Rows →
----------------------------------------
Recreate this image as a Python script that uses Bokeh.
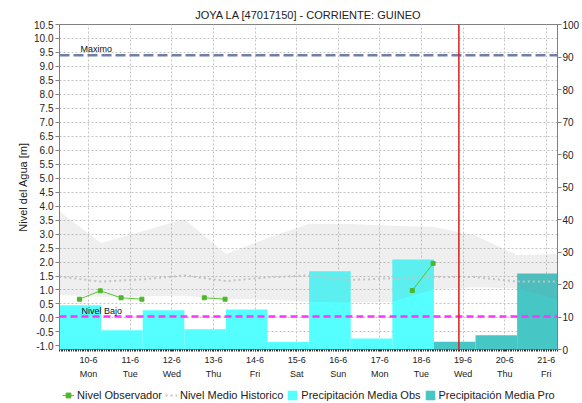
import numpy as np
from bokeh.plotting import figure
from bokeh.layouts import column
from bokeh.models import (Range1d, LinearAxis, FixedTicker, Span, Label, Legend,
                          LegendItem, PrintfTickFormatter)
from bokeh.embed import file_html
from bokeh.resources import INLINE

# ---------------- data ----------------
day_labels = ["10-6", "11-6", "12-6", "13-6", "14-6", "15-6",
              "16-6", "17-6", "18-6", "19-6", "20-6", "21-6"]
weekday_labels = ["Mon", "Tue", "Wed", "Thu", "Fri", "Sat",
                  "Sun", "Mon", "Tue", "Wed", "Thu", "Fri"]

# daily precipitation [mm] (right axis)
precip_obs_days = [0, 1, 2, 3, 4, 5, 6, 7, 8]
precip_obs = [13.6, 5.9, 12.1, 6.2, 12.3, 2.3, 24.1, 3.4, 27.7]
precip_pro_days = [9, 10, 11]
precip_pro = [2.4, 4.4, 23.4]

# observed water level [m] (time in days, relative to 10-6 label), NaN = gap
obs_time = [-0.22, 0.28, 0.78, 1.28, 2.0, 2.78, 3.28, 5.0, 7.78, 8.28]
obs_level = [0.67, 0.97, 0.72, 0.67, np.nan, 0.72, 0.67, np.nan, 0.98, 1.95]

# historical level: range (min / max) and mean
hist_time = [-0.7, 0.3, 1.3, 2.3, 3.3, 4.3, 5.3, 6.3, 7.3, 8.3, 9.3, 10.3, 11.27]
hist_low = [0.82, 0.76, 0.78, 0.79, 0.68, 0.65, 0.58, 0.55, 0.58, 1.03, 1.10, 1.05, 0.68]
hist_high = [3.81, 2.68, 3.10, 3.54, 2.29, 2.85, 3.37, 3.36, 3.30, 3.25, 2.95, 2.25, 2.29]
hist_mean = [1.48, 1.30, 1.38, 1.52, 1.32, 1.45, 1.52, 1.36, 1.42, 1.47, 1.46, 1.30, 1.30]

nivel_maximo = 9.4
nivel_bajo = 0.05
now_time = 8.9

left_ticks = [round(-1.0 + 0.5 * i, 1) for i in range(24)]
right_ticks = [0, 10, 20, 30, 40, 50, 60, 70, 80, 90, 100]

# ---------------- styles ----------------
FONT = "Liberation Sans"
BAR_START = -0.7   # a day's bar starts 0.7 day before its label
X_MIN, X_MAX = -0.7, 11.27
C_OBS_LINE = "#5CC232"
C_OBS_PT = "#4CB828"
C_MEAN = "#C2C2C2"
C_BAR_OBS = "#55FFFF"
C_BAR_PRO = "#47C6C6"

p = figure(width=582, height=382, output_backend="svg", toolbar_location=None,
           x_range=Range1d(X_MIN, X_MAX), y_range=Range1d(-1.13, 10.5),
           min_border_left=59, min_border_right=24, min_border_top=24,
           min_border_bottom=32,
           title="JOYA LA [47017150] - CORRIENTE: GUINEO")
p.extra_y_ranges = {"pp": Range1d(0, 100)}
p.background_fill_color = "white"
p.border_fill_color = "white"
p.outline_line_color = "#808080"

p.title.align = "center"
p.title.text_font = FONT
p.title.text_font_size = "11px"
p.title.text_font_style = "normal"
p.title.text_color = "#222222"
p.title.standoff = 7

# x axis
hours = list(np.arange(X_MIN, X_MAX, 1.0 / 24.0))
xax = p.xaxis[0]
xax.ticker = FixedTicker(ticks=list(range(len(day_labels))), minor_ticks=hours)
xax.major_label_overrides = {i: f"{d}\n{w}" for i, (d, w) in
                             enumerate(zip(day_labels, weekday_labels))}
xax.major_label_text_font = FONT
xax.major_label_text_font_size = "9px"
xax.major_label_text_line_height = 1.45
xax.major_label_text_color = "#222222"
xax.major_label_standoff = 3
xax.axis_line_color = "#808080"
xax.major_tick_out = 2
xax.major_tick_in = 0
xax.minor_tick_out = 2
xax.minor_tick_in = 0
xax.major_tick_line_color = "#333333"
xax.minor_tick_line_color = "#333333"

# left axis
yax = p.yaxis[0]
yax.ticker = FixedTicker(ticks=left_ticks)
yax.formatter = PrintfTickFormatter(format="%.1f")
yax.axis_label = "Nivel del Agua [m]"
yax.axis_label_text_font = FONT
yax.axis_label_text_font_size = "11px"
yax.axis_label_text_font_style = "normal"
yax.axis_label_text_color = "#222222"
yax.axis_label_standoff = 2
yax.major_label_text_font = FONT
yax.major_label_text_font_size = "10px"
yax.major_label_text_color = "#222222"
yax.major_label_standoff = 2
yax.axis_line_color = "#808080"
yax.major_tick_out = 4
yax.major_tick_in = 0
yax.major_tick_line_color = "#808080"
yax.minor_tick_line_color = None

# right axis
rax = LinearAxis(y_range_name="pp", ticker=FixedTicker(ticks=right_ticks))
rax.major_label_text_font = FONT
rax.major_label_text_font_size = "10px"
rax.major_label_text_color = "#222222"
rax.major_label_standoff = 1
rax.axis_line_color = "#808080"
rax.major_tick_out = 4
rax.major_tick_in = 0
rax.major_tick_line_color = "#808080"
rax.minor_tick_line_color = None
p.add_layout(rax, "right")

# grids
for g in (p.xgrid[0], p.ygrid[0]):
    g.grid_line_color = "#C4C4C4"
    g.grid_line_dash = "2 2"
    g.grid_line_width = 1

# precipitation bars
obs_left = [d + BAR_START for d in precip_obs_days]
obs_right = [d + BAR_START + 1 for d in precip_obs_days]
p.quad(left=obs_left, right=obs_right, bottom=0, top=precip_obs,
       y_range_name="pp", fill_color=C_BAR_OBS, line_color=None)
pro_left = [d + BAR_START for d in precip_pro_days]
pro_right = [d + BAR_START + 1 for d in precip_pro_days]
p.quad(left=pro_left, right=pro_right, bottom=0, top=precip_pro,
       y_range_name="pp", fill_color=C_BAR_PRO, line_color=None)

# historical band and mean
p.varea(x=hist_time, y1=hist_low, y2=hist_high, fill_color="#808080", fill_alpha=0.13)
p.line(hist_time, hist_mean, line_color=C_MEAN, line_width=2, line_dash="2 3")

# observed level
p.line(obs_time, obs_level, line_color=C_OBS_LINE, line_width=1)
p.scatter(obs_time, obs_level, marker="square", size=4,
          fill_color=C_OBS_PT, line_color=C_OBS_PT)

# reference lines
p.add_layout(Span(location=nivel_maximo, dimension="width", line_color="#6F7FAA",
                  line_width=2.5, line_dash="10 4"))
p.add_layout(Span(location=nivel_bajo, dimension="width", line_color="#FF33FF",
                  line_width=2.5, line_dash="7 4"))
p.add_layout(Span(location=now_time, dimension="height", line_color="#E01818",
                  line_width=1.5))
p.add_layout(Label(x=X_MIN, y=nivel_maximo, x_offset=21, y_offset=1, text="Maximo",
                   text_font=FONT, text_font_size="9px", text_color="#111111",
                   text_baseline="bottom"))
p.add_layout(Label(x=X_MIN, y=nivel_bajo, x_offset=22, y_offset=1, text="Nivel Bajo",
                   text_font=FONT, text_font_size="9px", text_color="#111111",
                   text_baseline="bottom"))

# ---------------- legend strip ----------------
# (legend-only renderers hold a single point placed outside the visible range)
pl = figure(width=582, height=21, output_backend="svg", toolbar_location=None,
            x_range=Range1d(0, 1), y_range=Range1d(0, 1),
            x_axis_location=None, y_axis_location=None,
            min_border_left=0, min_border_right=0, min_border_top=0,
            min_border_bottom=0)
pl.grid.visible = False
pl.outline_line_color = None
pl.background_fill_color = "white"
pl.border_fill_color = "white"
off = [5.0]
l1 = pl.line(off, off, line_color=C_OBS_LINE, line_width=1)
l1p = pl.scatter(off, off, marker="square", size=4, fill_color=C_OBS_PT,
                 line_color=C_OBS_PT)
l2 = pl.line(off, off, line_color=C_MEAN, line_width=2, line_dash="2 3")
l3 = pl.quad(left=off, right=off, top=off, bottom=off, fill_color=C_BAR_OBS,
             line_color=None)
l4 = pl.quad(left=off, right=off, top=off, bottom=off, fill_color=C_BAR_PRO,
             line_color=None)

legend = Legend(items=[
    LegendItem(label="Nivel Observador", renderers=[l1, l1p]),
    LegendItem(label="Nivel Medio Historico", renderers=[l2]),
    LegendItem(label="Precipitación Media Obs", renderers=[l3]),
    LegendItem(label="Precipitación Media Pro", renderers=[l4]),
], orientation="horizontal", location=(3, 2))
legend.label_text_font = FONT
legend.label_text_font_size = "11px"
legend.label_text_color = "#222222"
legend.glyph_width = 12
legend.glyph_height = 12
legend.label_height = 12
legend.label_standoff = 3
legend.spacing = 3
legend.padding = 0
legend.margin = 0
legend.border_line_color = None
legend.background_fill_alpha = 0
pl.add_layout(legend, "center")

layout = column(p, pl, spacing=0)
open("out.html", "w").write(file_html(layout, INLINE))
----------------------------------------
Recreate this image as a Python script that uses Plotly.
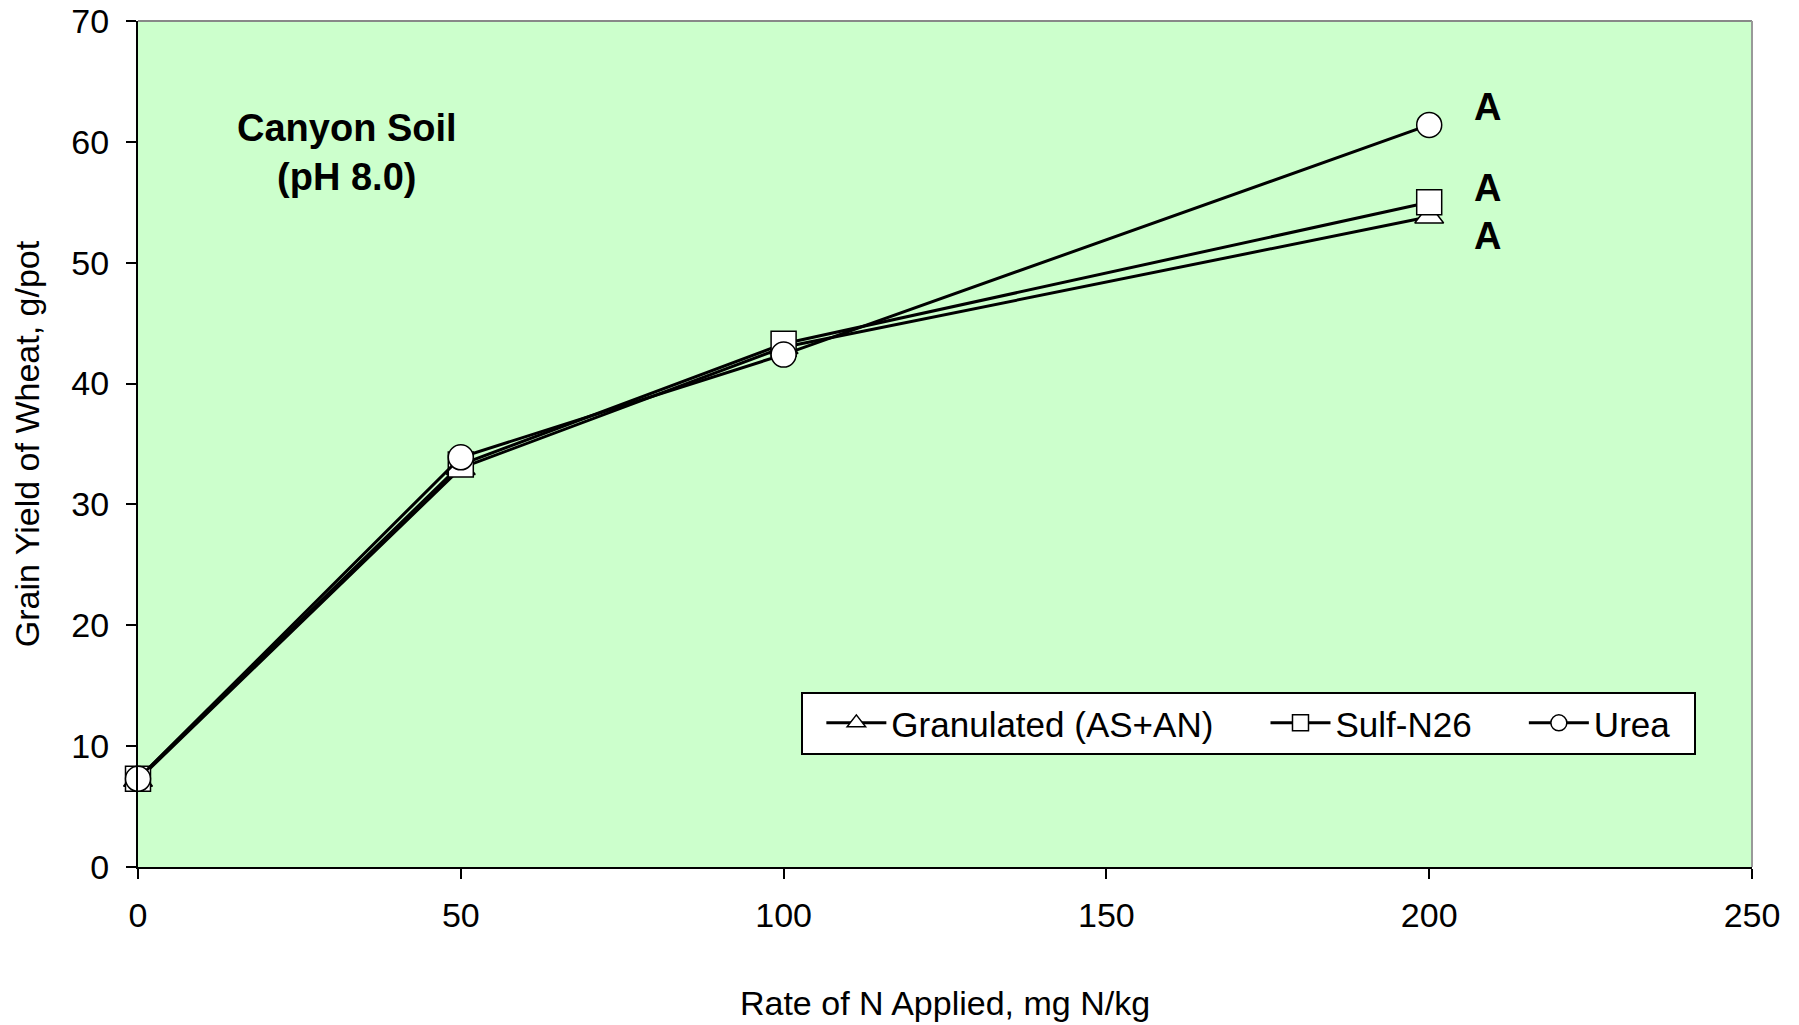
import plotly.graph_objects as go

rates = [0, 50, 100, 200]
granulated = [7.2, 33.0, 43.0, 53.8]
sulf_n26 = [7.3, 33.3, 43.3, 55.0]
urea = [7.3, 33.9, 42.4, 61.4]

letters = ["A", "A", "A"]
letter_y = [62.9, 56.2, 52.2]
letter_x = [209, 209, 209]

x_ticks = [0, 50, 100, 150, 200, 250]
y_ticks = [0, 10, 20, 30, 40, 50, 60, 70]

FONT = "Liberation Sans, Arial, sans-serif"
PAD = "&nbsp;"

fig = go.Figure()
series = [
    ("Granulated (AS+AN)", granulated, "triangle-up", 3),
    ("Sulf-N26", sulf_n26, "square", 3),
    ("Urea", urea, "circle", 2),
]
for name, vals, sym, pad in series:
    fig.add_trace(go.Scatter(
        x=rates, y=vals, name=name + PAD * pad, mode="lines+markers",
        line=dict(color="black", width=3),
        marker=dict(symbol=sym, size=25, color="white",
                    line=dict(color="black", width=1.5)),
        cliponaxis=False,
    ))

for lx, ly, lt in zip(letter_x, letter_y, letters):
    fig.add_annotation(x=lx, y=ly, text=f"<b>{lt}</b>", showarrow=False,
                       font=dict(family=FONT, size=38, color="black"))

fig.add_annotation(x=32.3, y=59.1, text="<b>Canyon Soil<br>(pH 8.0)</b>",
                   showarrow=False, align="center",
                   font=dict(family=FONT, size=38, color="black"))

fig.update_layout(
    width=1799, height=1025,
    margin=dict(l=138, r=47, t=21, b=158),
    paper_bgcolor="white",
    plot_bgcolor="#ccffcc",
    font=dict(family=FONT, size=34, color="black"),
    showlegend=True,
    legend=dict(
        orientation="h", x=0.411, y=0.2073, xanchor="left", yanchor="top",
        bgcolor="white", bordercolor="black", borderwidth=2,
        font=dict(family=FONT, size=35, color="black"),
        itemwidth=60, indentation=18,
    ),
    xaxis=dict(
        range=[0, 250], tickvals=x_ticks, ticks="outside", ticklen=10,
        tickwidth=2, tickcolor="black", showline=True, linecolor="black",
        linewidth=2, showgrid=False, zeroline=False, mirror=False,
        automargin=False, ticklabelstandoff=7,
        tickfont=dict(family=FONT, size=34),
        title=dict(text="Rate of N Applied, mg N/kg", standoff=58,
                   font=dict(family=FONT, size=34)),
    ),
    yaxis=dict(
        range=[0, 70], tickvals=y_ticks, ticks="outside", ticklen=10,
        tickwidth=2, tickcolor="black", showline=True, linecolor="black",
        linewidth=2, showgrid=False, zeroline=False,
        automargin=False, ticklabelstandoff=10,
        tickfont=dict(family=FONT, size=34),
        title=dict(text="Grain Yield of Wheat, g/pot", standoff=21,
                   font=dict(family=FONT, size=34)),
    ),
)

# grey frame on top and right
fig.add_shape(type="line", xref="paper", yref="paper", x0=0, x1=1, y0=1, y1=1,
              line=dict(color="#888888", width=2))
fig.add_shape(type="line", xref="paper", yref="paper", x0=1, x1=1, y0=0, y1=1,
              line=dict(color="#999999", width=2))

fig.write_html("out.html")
----------------------------------------
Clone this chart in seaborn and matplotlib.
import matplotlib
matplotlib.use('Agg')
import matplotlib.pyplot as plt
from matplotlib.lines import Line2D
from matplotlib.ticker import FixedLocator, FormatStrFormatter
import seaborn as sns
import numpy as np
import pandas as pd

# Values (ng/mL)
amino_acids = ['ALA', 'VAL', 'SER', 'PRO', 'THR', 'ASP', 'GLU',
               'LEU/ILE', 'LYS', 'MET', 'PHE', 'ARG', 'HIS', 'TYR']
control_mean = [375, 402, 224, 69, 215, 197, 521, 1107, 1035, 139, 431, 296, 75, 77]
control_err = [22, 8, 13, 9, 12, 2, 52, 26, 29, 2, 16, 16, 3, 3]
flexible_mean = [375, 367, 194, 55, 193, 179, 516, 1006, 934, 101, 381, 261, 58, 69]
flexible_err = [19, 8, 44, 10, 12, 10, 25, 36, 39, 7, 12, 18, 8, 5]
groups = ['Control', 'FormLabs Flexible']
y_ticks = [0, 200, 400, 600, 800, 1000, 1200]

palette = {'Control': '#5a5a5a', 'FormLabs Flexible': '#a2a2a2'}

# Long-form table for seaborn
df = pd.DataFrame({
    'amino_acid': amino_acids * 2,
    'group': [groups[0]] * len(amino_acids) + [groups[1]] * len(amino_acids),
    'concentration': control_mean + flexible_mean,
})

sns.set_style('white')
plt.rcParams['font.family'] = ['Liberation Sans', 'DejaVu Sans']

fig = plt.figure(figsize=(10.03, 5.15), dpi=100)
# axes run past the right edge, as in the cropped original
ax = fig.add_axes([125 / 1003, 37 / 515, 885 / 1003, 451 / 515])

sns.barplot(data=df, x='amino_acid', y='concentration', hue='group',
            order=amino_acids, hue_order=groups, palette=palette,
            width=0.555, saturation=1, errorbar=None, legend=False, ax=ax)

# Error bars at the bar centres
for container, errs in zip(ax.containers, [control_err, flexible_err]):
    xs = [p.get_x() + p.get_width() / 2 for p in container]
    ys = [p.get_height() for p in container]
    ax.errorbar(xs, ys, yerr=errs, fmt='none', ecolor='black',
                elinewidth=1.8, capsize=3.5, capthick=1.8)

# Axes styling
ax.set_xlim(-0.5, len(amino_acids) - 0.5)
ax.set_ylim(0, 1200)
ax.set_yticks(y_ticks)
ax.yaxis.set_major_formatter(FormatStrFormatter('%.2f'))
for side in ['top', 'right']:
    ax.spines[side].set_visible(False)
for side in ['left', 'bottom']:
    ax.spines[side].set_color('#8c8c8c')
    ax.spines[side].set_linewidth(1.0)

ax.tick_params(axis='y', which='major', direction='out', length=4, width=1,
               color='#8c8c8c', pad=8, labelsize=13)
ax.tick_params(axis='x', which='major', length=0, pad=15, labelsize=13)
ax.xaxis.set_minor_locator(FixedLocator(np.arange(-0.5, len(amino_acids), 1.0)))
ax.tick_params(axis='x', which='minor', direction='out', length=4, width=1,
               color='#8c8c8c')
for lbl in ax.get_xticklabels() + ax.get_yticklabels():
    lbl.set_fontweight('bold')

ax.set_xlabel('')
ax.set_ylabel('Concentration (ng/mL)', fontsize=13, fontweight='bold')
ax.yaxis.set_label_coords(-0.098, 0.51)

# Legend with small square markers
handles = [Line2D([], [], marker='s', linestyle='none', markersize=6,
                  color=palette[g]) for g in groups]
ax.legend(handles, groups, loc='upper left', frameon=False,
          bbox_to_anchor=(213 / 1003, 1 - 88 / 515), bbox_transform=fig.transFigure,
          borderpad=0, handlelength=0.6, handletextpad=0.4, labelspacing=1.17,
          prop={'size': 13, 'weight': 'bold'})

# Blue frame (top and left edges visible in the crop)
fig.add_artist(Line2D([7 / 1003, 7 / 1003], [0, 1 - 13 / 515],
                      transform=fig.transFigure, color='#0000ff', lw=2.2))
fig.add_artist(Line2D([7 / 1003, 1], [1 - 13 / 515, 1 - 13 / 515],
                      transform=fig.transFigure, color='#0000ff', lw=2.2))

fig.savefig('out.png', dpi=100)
----------------------------------------
What this task involves →
Leaving out the pictures, extract the stretch from the line holding "Recreate this image as a Python script that uses Bokeh." through the line holding "from bokeh.resources import INLINE", word for word.

Exercise output →
Recreate this image as a Python script that uses Bokeh.
import numpy as np
from bokeh.plotting import figure
from bokeh.layouts import column
from bokeh.models import (Range1d, LinearAxis, FixedTicker, Span, Label, Legend,
                          LegendItem, PrintfTickFormatter)
from bokeh.embed import file_html
from bokeh.resources import INLINE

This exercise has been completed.